Il contributo ebraico

Ho trovato decisamente interessante l’articolo di Ernesto Galli della Loggia e la risposta ieri di Guido Vitale. In entrambe le considerazioni c’erano degli spunti validi su cui credo l’ebraismo italiano non debba smettere di ragionare. In realtà credo che entrambi abbiano ragione e torto. Ha ragione Vitale quando sostiene che sia ingeneroso “accusare” l’ebraismo di un coscienzioso silenzio sui temi fondamentali, ma dall’altra parte è innegabile che il contributo ebraico alla discussione pubblica sia sporadico e non rappresentativo di una cultura che invece avrebbe molto più da dire.
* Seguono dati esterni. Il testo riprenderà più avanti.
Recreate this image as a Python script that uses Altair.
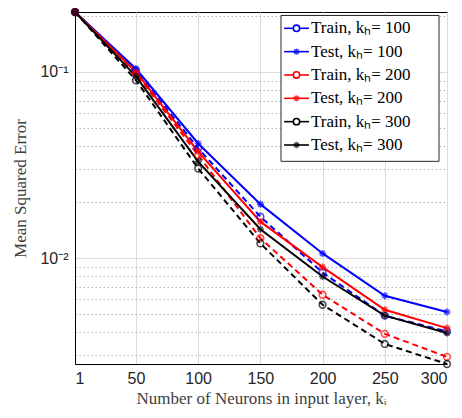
import altair as alt
import pandas as pd

x_vals = [1, 50, 100, 150, 200, 250, 300]
train_100 = [0.21, 0.102, 0.0389, 0.0167, 0.00837, 0.00491, 0.00404]
test_100 = [0.21, 0.104, 0.0413, 0.0195, 0.0106, 0.00628, 0.00514]
train_200 = [0.21, 0.098, 0.0358, 0.0128, 0.00636, 0.00392, 0.00295]
test_200 = [0.21, 0.100, 0.0373, 0.0157, 0.00895, 0.00528, 0.00421]
train_300 = [0.21, 0.0903, 0.0303, 0.0120, 0.00562, 0.00346, 0.0027]
test_300 = [0.21, 0.0948, 0.0330, 0.0143, 0.00797, 0.00491, 0.00396]

series_names = ["Train, kₕ= 100", "Test, kₕ= 100", "Train, kₕ= 200",
                "Test, kₕ= 200", "Train, kₕ= 300", "Test, kₕ= 300"]
kinds = ["Train", "Test", "Train", "Test", "Train", "Test"]
colors = ["#0000ff", "#0000ff", "#ff0000", "#ff0000", "#000000", "#000000"]
all_vals = [train_100, test_100, train_200, test_200, train_300, test_300]

y_ticks = [0.003, 0.004, 0.005, 0.006, 0.007, 0.008, 0.009, 0.01,
           0.02, 0.03, 0.04, 0.05, 0.06, 0.07, 0.08, 0.09, 0.1, 0.2]

rows = []
for name, kind, vals in zip(series_names, kinds, all_vals):
    for xv, v in zip(x_vals, vals):
        rows.append({"x": xv, "mse": v, "series": name, "kind": kind})
df = pd.DataFrame(rows)

asterisk = "M0,-1V1M-1,0H1M-0.7,-0.7L0.7,0.7M-0.7,0.7L0.7,-0.7"
major = "datum.value == 0.1 || datum.value == 0.01"

x_enc = alt.X("x:Q", scale=alt.Scale(domain=[1, 300], nice=False),
              axis=alt.Axis(values=x_vals, title="Number of Neurons in input layer, kᵢ",
                            grid=True, gridColor="#dcdcdc", ticks=False,
                            labelFont="Liberation Sans", labelFontSize=16,
                            labelColor="#262626", labelPadding=6,
                            titleFont="Liberation Serif", titleFontSize=17,
                            titleFontWeight="normal", titleColor="#404040",
                            titlePadding=4, domainColor="black"))
y_enc = alt.Y("mse:Q", scale=alt.Scale(type="log", domain=[0.0027, 0.21], nice=False),
              axis=alt.Axis(values=y_ticks, title="Mean Squared Error",
                            labelExpr="datum.value == 0.1 ? '10⁻¹' : (datum.value == 0.01 ? '10⁻²' : '')",
                            grid=True,
                            gridColor=alt.condition(major, alt.value("#dcdcdc"), alt.value("#b0b0b0")),
                            gridDash=alt.condition(major, alt.value([]), alt.value([1.5, 2.5])),
                            ticks=False, labelFont="Liberation Sans", labelFontSize=16,
                            labelColor="#262626", labelPadding=7,
                            titleFont="Liberation Serif", titleFontSize=17,
                            titleFontWeight="normal", titleColor="#404040",
                            titlePadding=10, domainColor="black"))

color_scale = alt.Scale(domain=series_names, range=colors)
color_enc = alt.Color("series:N", scale=color_scale, legend=None)

base = alt.Chart(df)
train_lines = base.transform_filter("datum.kind == 'Train'").mark_line(
    strokeDash=[6, 4], strokeWidth=2).encode(x=x_enc, y=y_enc, color=color_enc)
test_lines = base.transform_filter("datum.kind == 'Test'").mark_line(
    strokeWidth=2).encode(x=x_enc, y=y_enc, color=color_enc)
train_pts = base.transform_filter("datum.kind == 'Train'").mark_point(
    shape="circle", filled=False, size=45, strokeWidth=1.6).encode(
    x=x_enc, y=y_enc, color=color_enc)
test_pts = base.transform_filter("datum.kind == 'Test'").mark_point(
    shape=asterisk, filled=False, size=50, strokeWidth=1.6).encode(
    x=x_enc, y=y_enc, color=color_enc)
data_group = alt.layer(train_lines, test_lines, train_pts, test_pts)

# ---- legend drawn as marks, in legend units (x: 0..1 across box, y: row index)
leg_df = pd.DataFrame({"series": series_names, "kind": kinds,
                       "row": list(range(len(series_names)))})
box_df = pd.DataFrame({"a": [0.0], "b": [1.0], "top": [-0.55], "bottom": [5.7]})
lx = alt.Scale(domain=[0, 1], range=[206, 364])
ly = alt.Scale(domain=[0, 5], range=[16.3, 133])

box = alt.Chart(box_df).mark_rect(fill="white", stroke="#262626", strokeWidth=1).encode(
    x=alt.X("a:Q", scale=lx, axis=None), x2="b:Q",
    y=alt.Y("top:Q", scale=ly, axis=None), y2="bottom:Q")
leg_base = alt.Chart(leg_df).transform_calculate(s0="0.02", s1="0.177", m="0.098", t="0.19")
leg_lines = leg_base.mark_rule(strokeWidth=1.6).encode(
    x=alt.X("s0:Q", scale=lx, axis=None), x2="s1:Q",
    y=alt.Y("row:Q", scale=ly, axis=None), color=color_enc)
leg_circ = leg_base.transform_filter("datum.kind == 'Train'").mark_point(
    shape="circle", filled=False, size=40, strokeWidth=1.6, fill="white", opacity=1).encode(
    x=alt.X("m:Q", scale=lx, axis=None), y=alt.Y("row:Q", scale=ly, axis=None),
    color=color_enc)
leg_star = leg_base.transform_filter("datum.kind == 'Test'").mark_point(
    shape=asterisk, filled=False, size=40, strokeWidth=1.6).encode(
    x=alt.X("m:Q", scale=lx, axis=None), y=alt.Y("row:Q", scale=ly, axis=None),
    color=color_enc)
leg_text = leg_base.mark_text(align="left", baseline="middle", font="Liberation Serif",
                              fontSize=17, color="black").encode(
    x=alt.X("t:Q", scale=lx, axis=None), y=alt.Y("row:Q", scale=ly, axis=None),
    text="series:N")
legend_group = alt.layer(box, leg_lines, leg_circ, leg_star, leg_text)

chart = alt.layer(data_group, legend_group).resolve_scale(
    x="independent", y="independent").properties(
    width=372, height=352,
    autosize=alt.AutoSizeParams(type="none"),
    padding={"left": 67, "top": 4, "right": 7, "bottom": 44},
).configure_view(stroke="black", strokeWidth=1)

chart.save("out.html", embed_options={"renderer": "svg", "actions": False})
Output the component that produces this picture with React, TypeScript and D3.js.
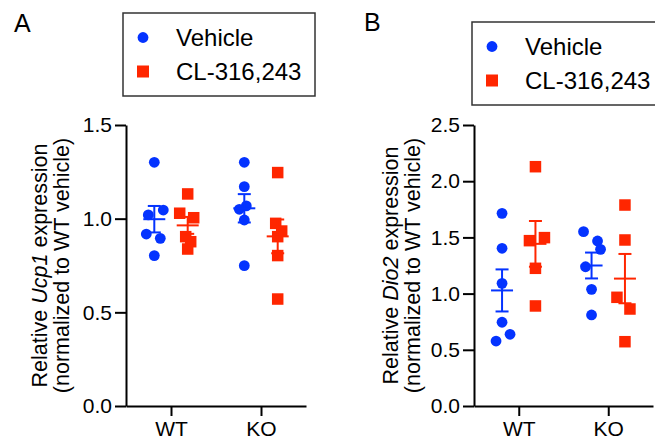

In questo senso ritengo che negli anni si sia creato uno spiacevole equivoco: quello di pensare, e soprattutto di far pensare, che il contributo di alcuni ebrei coincidesse automaticamente con un contributo ebraico in termini di valori assoluti. Spesse volte, anche in buona fede, all’esterno si è creduto che alcune voce autorevoli rappresentassero la visione di società ebraica e non se stessi, per il solo fatto che fossero ebrei; dimenticando però che l’ebraicità di alcune posizioni non dipende dalla nascita di chi le sostiene, quanto dalla coerenza ai valori ebraici espressi dalla nostra tradizione scritta e orale. La domanda che dobbiamo porci quindi è se accontentarci di quanto fatto finora o pensare invece che la tradizione ebraica possa garantire un apporto valoriale maggiore rispetto a quanto fatto in passato. Io penso di sì e credo che forse questa sia la sfida culturale dell’ebraismo italiano che nei prossimi vent’anni dovrà affrontare per cercare di contribuire a superare una crisi che non è solamente economica, ma anche morale e sociale.